Records:
▽

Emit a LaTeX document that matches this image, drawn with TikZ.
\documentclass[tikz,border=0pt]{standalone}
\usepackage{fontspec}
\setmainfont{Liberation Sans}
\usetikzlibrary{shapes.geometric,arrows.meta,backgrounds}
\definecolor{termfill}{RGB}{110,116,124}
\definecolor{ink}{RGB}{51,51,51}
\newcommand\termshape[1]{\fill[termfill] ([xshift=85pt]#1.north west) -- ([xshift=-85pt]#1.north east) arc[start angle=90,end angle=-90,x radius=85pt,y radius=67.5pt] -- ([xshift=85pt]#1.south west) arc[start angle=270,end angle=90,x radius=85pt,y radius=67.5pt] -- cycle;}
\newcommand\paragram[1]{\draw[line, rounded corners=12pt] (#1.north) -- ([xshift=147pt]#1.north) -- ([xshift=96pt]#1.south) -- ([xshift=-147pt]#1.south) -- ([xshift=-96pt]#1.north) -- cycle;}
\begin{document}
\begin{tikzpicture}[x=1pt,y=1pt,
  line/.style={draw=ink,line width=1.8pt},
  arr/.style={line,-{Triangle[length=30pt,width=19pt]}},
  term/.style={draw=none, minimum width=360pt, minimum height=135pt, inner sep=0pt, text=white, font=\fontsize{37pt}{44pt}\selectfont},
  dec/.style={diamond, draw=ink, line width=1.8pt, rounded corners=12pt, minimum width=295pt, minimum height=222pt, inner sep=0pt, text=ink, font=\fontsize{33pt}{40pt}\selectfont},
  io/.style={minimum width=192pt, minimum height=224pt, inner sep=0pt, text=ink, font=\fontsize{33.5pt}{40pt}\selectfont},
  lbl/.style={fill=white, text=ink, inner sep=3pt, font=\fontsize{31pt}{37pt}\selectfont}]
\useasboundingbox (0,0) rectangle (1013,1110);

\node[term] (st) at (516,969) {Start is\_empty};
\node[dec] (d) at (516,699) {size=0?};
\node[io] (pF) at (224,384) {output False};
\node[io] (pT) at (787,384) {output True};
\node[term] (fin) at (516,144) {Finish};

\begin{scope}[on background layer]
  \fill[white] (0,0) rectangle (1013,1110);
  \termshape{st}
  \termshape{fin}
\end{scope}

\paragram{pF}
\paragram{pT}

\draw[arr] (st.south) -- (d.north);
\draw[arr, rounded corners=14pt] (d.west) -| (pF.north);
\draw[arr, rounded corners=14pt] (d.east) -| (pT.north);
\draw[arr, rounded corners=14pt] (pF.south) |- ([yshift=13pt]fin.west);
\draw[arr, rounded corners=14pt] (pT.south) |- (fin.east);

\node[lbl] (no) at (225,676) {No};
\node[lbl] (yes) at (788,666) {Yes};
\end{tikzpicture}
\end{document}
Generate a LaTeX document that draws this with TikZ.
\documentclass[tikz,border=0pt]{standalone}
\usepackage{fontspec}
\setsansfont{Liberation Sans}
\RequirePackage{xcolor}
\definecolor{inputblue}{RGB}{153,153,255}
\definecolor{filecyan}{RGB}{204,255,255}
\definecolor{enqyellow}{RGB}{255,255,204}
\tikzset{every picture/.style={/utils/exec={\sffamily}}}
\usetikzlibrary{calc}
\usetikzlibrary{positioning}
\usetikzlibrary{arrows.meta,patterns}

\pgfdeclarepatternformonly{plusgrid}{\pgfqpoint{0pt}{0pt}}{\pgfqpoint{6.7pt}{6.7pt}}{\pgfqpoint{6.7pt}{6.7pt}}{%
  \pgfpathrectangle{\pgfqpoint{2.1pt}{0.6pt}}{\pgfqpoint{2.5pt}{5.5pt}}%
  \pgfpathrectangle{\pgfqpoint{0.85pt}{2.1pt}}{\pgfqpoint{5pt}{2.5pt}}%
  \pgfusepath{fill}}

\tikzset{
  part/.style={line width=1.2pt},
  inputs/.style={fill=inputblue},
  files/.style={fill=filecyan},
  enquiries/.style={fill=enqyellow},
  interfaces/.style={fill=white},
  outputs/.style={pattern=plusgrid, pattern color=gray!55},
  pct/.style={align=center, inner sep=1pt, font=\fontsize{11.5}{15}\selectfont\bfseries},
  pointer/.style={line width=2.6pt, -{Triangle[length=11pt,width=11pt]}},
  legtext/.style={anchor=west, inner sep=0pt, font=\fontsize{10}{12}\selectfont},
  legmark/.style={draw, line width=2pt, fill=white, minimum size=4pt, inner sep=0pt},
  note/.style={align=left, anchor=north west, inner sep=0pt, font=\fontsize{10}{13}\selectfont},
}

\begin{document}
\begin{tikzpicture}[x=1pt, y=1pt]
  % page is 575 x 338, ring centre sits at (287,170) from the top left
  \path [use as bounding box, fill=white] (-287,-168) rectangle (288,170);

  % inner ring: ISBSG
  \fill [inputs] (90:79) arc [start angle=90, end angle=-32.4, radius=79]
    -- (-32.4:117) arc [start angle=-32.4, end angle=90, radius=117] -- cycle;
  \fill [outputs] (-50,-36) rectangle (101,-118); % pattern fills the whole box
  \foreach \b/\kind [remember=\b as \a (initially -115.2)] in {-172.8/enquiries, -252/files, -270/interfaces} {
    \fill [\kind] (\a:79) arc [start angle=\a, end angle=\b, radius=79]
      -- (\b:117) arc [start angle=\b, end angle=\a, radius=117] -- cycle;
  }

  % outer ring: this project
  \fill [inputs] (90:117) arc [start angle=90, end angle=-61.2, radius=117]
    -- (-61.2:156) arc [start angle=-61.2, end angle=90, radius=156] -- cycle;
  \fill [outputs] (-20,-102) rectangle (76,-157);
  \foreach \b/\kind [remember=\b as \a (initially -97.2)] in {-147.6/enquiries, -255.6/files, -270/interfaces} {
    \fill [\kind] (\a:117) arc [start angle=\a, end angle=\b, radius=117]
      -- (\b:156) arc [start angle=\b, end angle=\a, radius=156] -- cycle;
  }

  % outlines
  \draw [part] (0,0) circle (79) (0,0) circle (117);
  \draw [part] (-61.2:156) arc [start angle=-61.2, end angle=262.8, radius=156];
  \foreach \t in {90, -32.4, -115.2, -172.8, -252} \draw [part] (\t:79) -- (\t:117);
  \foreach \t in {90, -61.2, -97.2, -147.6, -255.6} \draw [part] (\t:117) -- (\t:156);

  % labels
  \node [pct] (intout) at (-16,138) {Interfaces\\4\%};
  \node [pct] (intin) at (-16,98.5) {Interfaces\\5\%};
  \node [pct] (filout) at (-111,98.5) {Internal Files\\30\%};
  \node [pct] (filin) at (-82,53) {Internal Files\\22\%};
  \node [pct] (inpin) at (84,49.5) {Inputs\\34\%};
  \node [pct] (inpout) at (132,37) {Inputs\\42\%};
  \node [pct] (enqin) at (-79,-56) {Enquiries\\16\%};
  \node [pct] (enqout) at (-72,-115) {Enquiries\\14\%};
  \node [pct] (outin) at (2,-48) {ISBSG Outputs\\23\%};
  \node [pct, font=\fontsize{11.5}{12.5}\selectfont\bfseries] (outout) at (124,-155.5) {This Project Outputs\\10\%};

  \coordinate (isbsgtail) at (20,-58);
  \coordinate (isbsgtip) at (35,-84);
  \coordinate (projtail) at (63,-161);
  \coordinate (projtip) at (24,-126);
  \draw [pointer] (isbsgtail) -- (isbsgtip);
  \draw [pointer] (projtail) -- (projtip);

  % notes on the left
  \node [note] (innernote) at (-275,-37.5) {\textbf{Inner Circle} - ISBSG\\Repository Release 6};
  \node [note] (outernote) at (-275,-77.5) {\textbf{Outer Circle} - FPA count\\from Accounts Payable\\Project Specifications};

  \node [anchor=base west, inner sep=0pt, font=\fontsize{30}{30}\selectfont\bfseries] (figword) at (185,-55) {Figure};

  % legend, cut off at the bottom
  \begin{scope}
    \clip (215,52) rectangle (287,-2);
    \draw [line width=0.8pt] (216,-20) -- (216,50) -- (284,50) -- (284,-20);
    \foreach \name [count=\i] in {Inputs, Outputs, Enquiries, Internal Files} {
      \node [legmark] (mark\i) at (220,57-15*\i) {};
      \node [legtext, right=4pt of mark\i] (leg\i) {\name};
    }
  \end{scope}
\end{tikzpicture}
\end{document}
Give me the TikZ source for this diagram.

△

The problem: Starting at the first line of the records above, please copy each line exactly until you reach the line containing "(pT.south) |- (fin.east);". Include that line and stop there.

Solution to this task:
Emit a LaTeX document that matches this image, drawn with TikZ.
\documentclass[tikz,border=0pt]{standalone}
\usepackage{fontspec}
\setmainfont{Liberation Sans}
\usetikzlibrary{shapes.geometric,arrows.meta,backgrounds}
\definecolor{termfill}{RGB}{110,116,124}
\definecolor{ink}{RGB}{51,51,51}
\newcommand\termshape[1]{\fill[termfill] ([xshift=85pt]#1.north west) -- ([xshift=-85pt]#1.north east) arc[start angle=90,end angle=-90,x radius=85pt,y radius=67.5pt] -- ([xshift=85pt]#1.south west) arc[start angle=270,end angle=90,x radius=85pt,y radius=67.5pt] -- cycle;}
\newcommand\paragram[1]{\draw[line, rounded corners=12pt] (#1.north) -- ([xshift=147pt]#1.north) -- ([xshift=96pt]#1.south) -- ([xshift=-147pt]#1.south) -- ([xshift=-96pt]#1.north) -- cycle;}
\begin{document}
\begin{tikzpicture}[x=1pt,y=1pt,
  line/.style={draw=ink,line width=1.8pt},
  arr/.style={line,-{Triangle[length=30pt,width=19pt]}},
  term/.style={draw=none, minimum width=360pt, minimum height=135pt, inner sep=0pt, text=white, font=\fontsize{37pt}{44pt}\selectfont},
  dec/.style={diamond, draw=ink, line width=1.8pt, rounded corners=12pt, minimum width=295pt, minimum height=222pt, inner sep=0pt, text=ink, font=\fontsize{33pt}{40pt}\selectfont},
  io/.style={minimum width=192pt, minimum height=224pt, inner sep=0pt, text=ink, font=\fontsize{33.5pt}{40pt}\selectfont},
  lbl/.style={fill=white, text=ink, inner sep=3pt, font=\fontsize{31pt}{37pt}\selectfont}]
\useasboundingbox (0,0) rectangle (1013,1110);

\node[term] (st) at (516,969) {Start is\_empty};
\node[dec] (d) at (516,699) {size=0?};
\node[io] (pF) at (224,384) {output False};
\node[io] (pT) at (787,384) {output True};
\node[term] (fin) at (516,144) {Finish};

\begin{scope}[on background layer]
  \fill[white] (0,0) rectangle (1013,1110);
  \termshape{st}
  \termshape{fin}
\end{scope}

\paragram{pF}
\paragram{pT}

\draw[arr] (st.south) -- (d.north);
\draw[arr, rounded corners=14pt] (d.west) -| (pF.north);
\draw[arr, rounded corners=14pt] (d.east) -| (pT.north);
\draw[arr, rounded corners=14pt] (pF.south) |- ([yshift=13pt]fin.west);
\draw[arr, rounded corners=14pt] (pT.south) |- (fin.east);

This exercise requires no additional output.